Problem |
The material below includes pictures; leave them out and return only the lines between the line containing "Emit a web page" and the line containing "0.04, -0.075, -0.22];", inclusive, word for word.

Figure scripts
● ● ● ● ●

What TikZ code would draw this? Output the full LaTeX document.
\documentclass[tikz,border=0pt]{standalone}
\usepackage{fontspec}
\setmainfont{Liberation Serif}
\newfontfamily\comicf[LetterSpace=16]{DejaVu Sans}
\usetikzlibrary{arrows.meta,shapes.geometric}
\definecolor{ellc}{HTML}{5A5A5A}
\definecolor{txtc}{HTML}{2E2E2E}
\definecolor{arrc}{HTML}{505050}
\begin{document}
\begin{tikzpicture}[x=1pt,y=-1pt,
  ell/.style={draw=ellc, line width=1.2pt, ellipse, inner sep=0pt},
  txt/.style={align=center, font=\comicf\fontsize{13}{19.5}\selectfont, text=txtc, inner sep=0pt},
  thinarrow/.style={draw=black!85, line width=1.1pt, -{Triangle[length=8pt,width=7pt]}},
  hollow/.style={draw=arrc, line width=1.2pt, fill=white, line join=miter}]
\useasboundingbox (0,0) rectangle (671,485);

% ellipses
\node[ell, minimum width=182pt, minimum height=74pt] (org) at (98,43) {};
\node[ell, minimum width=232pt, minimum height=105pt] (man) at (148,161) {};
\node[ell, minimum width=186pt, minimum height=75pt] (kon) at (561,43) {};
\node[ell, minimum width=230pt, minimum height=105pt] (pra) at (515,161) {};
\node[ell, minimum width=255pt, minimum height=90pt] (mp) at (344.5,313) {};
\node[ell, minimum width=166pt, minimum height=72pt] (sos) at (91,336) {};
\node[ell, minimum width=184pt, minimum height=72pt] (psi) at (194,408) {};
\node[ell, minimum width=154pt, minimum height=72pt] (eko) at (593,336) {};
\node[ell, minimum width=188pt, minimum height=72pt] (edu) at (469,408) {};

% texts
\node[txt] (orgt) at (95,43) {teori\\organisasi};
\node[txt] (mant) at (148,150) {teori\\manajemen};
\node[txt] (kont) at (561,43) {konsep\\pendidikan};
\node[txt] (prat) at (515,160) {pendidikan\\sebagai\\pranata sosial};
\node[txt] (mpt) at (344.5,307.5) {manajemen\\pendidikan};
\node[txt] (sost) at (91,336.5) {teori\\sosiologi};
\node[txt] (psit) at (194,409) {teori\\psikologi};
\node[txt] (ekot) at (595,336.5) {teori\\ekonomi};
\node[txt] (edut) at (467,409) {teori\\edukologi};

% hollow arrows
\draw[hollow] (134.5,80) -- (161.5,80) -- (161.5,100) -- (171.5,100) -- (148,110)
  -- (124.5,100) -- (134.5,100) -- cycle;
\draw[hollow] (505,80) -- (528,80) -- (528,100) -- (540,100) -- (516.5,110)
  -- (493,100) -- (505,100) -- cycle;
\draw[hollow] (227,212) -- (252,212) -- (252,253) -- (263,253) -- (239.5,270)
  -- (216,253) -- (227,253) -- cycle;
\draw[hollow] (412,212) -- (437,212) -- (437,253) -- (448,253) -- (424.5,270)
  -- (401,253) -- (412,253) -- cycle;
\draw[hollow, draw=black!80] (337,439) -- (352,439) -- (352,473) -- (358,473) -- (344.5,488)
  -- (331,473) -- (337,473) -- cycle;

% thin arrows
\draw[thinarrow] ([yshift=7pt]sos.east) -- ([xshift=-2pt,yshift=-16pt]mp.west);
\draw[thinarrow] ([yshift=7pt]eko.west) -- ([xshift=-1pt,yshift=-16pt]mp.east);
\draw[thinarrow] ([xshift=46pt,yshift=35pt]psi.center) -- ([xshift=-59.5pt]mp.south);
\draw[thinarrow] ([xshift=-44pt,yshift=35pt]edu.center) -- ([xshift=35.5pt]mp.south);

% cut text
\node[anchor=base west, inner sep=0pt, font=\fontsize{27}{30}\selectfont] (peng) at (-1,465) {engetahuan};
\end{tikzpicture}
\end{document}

● ● ● ● ●

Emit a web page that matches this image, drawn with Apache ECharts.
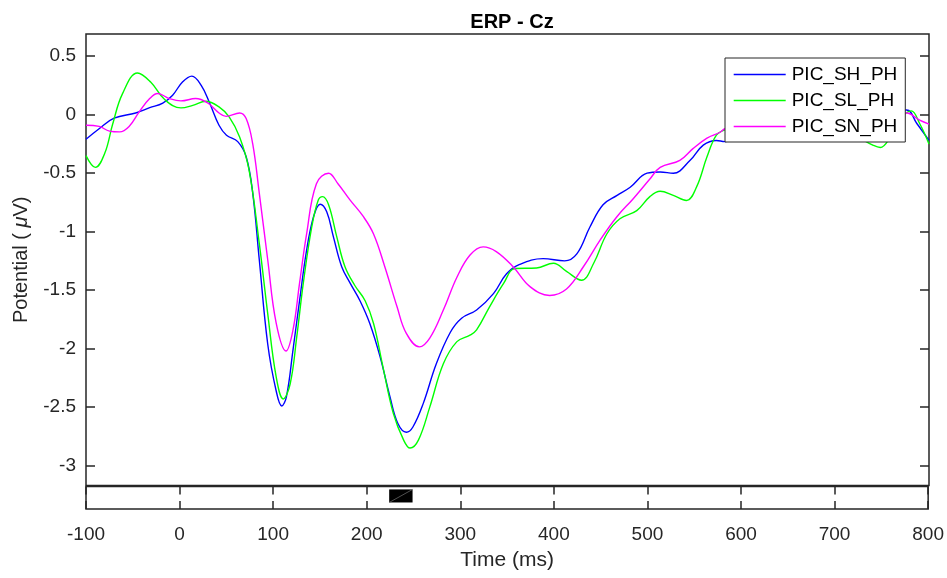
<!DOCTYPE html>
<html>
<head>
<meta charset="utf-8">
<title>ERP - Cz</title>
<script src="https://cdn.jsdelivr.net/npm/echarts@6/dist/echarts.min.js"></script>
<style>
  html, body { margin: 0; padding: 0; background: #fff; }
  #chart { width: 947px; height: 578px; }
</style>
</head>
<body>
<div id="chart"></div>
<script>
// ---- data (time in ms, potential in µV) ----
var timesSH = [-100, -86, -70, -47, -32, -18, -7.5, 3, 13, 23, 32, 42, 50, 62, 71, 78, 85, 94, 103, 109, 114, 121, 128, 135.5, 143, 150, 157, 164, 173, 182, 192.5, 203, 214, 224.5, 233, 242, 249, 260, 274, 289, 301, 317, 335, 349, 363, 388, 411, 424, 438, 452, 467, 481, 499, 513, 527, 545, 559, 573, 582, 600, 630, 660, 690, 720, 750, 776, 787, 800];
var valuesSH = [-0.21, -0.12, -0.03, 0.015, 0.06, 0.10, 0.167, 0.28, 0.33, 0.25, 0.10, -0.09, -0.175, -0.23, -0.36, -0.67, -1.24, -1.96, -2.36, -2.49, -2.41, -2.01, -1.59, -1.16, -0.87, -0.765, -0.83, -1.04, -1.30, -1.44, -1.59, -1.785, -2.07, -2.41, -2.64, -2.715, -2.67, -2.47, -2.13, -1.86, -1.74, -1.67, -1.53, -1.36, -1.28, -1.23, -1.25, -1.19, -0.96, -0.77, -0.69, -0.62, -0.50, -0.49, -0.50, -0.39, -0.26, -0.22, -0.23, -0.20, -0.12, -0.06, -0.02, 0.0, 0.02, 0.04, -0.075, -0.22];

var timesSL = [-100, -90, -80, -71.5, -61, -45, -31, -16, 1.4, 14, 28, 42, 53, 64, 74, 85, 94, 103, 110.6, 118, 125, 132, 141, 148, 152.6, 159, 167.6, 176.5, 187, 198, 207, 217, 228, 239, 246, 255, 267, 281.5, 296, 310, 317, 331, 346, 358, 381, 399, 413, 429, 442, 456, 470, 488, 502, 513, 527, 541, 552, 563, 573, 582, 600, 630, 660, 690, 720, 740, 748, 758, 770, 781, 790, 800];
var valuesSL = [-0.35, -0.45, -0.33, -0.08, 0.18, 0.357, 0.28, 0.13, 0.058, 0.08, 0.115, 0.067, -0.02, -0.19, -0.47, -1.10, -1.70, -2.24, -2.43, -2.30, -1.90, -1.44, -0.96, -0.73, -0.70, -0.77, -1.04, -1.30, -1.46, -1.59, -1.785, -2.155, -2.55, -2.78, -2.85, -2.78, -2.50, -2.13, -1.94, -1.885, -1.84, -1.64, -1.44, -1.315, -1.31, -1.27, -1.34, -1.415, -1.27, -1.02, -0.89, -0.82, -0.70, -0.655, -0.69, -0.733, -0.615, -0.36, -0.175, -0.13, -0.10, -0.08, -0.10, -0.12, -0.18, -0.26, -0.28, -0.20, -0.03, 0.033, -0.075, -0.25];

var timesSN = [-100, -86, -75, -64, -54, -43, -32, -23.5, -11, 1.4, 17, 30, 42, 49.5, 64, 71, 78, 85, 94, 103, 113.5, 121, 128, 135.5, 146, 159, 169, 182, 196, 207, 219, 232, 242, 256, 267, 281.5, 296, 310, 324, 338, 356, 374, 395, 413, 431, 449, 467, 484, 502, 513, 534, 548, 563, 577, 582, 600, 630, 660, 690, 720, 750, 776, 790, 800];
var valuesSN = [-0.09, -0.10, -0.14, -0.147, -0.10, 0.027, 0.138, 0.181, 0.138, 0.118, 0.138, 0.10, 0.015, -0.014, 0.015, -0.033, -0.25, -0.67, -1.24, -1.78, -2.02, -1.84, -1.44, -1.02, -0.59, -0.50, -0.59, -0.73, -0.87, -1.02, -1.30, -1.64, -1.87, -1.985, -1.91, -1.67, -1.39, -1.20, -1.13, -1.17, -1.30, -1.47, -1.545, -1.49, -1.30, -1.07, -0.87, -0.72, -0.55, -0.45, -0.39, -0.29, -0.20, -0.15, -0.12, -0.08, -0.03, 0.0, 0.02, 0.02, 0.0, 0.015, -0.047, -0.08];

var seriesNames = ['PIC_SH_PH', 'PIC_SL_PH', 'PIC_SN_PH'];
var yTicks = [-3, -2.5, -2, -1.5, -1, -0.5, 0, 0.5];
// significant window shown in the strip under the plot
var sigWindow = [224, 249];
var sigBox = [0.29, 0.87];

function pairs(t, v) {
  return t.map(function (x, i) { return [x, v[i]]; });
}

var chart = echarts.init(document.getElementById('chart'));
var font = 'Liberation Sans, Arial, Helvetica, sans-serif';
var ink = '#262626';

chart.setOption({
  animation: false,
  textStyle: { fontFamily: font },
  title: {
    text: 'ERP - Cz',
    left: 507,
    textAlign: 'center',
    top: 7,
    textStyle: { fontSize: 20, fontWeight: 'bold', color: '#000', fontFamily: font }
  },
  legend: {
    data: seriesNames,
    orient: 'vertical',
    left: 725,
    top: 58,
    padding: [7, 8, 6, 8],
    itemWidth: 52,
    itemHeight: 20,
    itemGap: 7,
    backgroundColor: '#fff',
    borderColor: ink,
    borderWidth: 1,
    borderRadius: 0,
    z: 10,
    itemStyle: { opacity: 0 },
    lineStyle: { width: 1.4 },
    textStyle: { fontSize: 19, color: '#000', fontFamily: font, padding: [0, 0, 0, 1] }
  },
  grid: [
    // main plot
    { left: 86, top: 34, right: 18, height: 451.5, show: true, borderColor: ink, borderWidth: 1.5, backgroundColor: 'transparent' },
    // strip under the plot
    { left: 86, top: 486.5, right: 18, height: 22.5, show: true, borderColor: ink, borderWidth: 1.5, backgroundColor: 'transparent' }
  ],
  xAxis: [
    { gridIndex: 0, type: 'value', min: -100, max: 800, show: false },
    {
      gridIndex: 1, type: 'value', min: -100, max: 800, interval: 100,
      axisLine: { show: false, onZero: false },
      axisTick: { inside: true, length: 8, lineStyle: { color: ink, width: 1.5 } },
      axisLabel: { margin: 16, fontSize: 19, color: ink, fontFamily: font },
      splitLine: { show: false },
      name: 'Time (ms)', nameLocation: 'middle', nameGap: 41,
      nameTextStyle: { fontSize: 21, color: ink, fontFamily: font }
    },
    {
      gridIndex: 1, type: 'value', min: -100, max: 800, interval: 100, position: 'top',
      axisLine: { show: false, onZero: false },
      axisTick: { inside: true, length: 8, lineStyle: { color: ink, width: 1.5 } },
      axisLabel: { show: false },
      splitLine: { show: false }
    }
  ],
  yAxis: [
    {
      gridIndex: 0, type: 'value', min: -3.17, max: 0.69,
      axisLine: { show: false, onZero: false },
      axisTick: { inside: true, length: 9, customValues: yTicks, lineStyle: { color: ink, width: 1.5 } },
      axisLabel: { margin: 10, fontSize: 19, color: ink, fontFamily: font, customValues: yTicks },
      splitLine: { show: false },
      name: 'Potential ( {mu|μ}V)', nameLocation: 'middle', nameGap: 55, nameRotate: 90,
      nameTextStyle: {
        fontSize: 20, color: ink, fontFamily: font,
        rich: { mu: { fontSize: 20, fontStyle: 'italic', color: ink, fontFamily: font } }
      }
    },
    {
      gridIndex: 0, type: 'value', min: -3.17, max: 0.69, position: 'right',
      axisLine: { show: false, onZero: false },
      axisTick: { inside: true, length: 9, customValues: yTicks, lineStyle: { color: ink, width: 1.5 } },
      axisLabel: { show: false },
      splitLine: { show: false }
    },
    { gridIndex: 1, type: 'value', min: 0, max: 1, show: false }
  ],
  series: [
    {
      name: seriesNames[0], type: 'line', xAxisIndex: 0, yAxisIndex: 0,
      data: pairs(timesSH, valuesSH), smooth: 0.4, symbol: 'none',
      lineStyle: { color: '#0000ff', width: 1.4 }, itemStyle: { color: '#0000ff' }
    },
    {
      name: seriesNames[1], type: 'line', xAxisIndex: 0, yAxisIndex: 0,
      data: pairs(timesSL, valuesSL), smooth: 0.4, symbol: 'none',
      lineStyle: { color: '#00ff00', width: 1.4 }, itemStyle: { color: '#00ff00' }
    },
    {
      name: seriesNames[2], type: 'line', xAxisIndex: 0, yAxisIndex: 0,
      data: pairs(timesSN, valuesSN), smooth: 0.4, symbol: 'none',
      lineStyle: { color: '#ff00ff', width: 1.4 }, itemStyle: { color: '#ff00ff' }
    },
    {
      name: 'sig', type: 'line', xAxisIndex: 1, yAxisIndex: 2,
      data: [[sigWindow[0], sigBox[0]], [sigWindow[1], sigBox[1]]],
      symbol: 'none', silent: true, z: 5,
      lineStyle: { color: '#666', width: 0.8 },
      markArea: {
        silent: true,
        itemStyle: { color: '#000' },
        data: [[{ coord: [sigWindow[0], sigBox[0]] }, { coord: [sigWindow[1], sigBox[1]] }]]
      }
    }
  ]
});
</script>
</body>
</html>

● ● ● ● ●

Answer to the problem |
Emit a web page that matches this image, drawn with Apache ECharts.
<!DOCTYPE html>
<html>
<head>
<meta charset="utf-8">
<title>ERP - Cz</title>
<script src="https://cdn.jsdelivr.net/npm/echarts@6/dist/echarts.min.js"></script>
<style>
  html, body { margin: 0; padding: 0; background: #fff; }
  #chart { width: 947px; height: 578px; }
</style>
</head>
<body>
<div id="chart"></div>
<script>
// ---- data (time in ms, potential in µV) ----
var timesSH = [-100, -86, -70, -47, -32, -18, -7.5, 3, 13, 23, 32, 42, 50, 62, 71, 78, 85, 94, 103, 109, 114, 121, 128, 135.5, 143, 150, 157, 164, 173, 182, 192.5, 203, 214, 224.5, 233, 242, 249, 260, 274, 289, 301, 317, 335, 349, 363, 388, 411, 424, 438, 452, 467, 481, 499, 513, 527, 545, 559, 573, 582, 600, 630, 660, 690, 720, 750, 776, 787, 800];
var valuesSH = [-0.21, -0.12, -0.03, 0.015, 0.06, 0.10, 0.167, 0.28, 0.33, 0.25, 0.10, -0.09, -0.175, -0.23, -0.36, -0.67, -1.24, -1.96, -2.36, -2.49, -2.41, -2.01, -1.59, -1.16, -0.87, -0.765, -0.83, -1.04, -1.30, -1.44, -1.59, -1.785, -2.07, -2.41, -2.64, -2.715, -2.67, -2.47, -2.13, -1.86, -1.74, -1.67, -1.53, -1.36, -1.28, -1.23, -1.25, -1.19, -0.96, -0.77, -0.69, -0.62, -0.50, -0.49, -0.50, -0.39, -0.26, -0.22, -0.23, -0.20, -0.12, -0.06, -0.02, 0.0, 0.02, 0.04, -0.075, -0.22];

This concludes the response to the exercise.